WORK TO COMPLETE: Give back all the data exactly, line by line.

━━━ DATASET SECTION ━━━

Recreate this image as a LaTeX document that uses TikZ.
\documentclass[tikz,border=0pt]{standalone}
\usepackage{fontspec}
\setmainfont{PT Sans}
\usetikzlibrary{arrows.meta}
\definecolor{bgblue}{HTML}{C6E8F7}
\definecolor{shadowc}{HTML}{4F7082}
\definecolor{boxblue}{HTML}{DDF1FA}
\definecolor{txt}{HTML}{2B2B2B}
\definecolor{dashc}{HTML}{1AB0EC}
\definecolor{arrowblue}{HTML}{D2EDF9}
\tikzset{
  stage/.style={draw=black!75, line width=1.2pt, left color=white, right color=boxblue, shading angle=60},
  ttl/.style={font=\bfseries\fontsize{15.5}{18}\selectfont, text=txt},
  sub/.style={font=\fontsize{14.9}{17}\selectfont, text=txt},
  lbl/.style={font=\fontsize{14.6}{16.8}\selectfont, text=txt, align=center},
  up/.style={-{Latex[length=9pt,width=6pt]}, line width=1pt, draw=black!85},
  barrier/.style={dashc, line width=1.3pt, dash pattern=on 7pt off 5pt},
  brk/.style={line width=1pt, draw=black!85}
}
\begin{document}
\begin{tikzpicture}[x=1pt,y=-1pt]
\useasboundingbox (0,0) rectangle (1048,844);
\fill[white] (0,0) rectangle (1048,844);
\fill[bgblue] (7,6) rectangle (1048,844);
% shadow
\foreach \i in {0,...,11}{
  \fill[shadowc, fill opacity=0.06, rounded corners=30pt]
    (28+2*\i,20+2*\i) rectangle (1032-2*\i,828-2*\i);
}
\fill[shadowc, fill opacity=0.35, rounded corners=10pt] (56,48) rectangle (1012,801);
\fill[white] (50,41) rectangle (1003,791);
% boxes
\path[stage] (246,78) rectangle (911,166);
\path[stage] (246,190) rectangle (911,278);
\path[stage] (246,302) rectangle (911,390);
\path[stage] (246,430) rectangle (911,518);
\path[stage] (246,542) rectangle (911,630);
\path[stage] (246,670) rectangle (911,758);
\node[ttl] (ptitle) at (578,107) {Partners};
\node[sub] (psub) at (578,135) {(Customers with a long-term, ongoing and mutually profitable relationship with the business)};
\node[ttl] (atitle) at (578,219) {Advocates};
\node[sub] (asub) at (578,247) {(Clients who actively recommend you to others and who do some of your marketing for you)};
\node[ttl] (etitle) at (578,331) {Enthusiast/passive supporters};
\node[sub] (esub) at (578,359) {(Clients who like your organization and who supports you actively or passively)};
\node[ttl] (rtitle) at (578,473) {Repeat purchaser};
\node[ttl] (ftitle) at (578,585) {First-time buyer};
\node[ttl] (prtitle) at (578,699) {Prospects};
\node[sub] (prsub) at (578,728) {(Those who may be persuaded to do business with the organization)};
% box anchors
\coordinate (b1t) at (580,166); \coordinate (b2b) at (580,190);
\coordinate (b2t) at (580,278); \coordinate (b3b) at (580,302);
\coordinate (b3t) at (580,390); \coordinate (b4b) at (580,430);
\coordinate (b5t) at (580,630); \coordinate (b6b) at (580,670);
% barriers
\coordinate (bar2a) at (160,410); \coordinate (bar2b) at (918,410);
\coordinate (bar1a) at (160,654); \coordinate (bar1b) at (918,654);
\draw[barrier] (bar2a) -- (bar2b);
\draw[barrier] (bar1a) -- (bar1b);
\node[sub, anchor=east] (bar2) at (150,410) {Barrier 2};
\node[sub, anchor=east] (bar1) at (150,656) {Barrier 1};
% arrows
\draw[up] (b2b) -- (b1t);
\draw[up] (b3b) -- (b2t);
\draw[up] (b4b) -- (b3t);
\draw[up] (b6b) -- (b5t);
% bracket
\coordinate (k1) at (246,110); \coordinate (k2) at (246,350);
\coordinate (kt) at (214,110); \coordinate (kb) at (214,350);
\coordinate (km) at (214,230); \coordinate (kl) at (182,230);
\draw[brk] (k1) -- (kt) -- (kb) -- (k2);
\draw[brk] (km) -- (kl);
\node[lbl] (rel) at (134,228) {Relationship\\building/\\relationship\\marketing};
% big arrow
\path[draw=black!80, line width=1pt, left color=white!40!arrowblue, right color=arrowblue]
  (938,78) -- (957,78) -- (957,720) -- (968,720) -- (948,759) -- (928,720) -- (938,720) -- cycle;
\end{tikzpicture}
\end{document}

━━━

SOLUTION FOR THIS PROBLEM:
Recreate this image as a LaTeX document that uses TikZ.
\documentclass[tikz,border=0pt]{standalone}
\usepackage{fontspec}
\setmainfont{PT Sans}
\usetikzlibrary{arrows.meta}
\definecolor{bgblue}{HTML}{C6E8F7}
\definecolor{shadowc}{HTML}{4F7082}
\definecolor{boxblue}{HTML}{DDF1FA}
\definecolor{txt}{HTML}{2B2B2B}
\definecolor{dashc}{HTML}{1AB0EC}
\definecolor{arrowblue}{HTML}{D2EDF9}
\tikzset{
  stage/.style={draw=black!75, line width=1.2pt, left color=white, right color=boxblue, shading angle=60},
  ttl/.style={font=\bfseries\fontsize{15.5}{18}\selectfont, text=txt},
  sub/.style={font=\fontsize{14.9}{17}\selectfont, text=txt},
  lbl/.style={font=\fontsize{14.6}{16.8}\selectfont, text=txt, align=center},
  up/.style={-{Latex[length=9pt,width=6pt]}, line width=1pt, draw=black!85},
  barrier/.style={dashc, line width=1.3pt, dash pattern=on 7pt off 5pt},
  brk/.style={line width=1pt, draw=black!85}
}
\begin{document}
\begin{tikzpicture}[x=1pt,y=-1pt]
\useasboundingbox (0,0) rectangle (1048,844);
\fill[white] (0,0) rectangle (1048,844);
\fill[bgblue] (7,6) rectangle (1048,844);
% shadow
\foreach \i in {0,...,11}{
  \fill[shadowc, fill opacity=0.06, rounded corners=30pt]
    (28+2*\i,20+2*\i) rectangle (1032-2*\i,828-2*\i);
}
\fill[shadowc, fill opacity=0.35, rounded corners=10pt] (56,48) rectangle (1012,801);
\fill[white] (50,41) rectangle (1003,791);
% boxes
\path[stage] (246,78) rectangle (911,166);
\path[stage] (246,190) rectangle (911,278);
\path[stage] (246,302) rectangle (911,390);
\path[stage] (246,430) rectangle (911,518);
\path[stage] (246,542) rectangle (911,630);
\path[stage] (246,670) rectangle (911,758);
\node[ttl] (ptitle) at (578,107) {Partners};
\node[sub] (psub) at (578,135) {(Customers with a long-term, ongoing and mutually profitable relationship with the business)};
\node[ttl] (atitle) at (578,219) {Advocates};
\node[sub] (asub) at (578,247) {(Clients who actively recommend you to others and who do some of your marketing for you)};
\node[ttl] (etitle) at (578,331) {Enthusiast/passive supporters};
\node[sub] (esub) at (578,359) {(Clients who like your organization and who supports you actively or passively)};
\node[ttl] (rtitle) at (578,473) {Repeat purchaser};
\node[ttl] (ftitle) at (578,585) {First-time buyer};
\node[ttl] (prtitle) at (578,699) {Prospects};
\node[sub] (prsub) at (578,728) {(Those who may be persuaded to do business with the organization)};
% box anchors
\coordinate (b1t) at (580,166); \coordinate (b2b) at (580,190);
\coordinate (b2t) at (580,278); \coordinate (b3b) at (580,302);
\coordinate (b3t) at (580,390); \coordinate (b4b) at (580,430);
\coordinate (b5t) at (580,630); \coordinate (b6b) at (580,670);
% barriers
\coordinate (bar2a) at (160,410); \coordinate (bar2b) at (918,410);
\coordinate (bar1a) at (160,654); \coordinate (bar1b) at (918,654);
\draw[barrier] (bar2a) -- (bar2b);
\draw[barrier] (bar1a) -- (bar1b);
\node[sub, anchor=east] (bar2) at (150,410) {Barrier 2};
\node[sub, anchor=east] (bar1) at (150,656) {Barrier 1};
% arrows
\draw[up] (b2b) -- (b1t);
\draw[up] (b3b) -- (b2t);
\draw[up] (b4b) -- (b3t);
\draw[up] (b6b) -- (b5t);
% bracket
\coordinate (k1) at (246,110); \coordinate (k2) at (246,350);
\coordinate (kt) at (214,110); \coordinate (kb) at (214,350);
\coordinate (km) at (214,230); \coordinate (kl) at (182,230);
\draw[brk] (k1) -- (kt) -- (kb) -- (k2);
\draw[brk] (km) -- (kl);
\node[lbl] (rel) at (134,228) {Relationship\\building/\\relationship\\marketing};
% big arrow
\path[draw=black!80, line width=1pt, left color=white!40!arrowblue, right color=arrowblue]
  (938,78) -- (957,78) -- (957,720) -- (968,720) -- (948,759) -- (928,720) -- (938,720) -- cycle;
\end{tikzpicture}
\end{document}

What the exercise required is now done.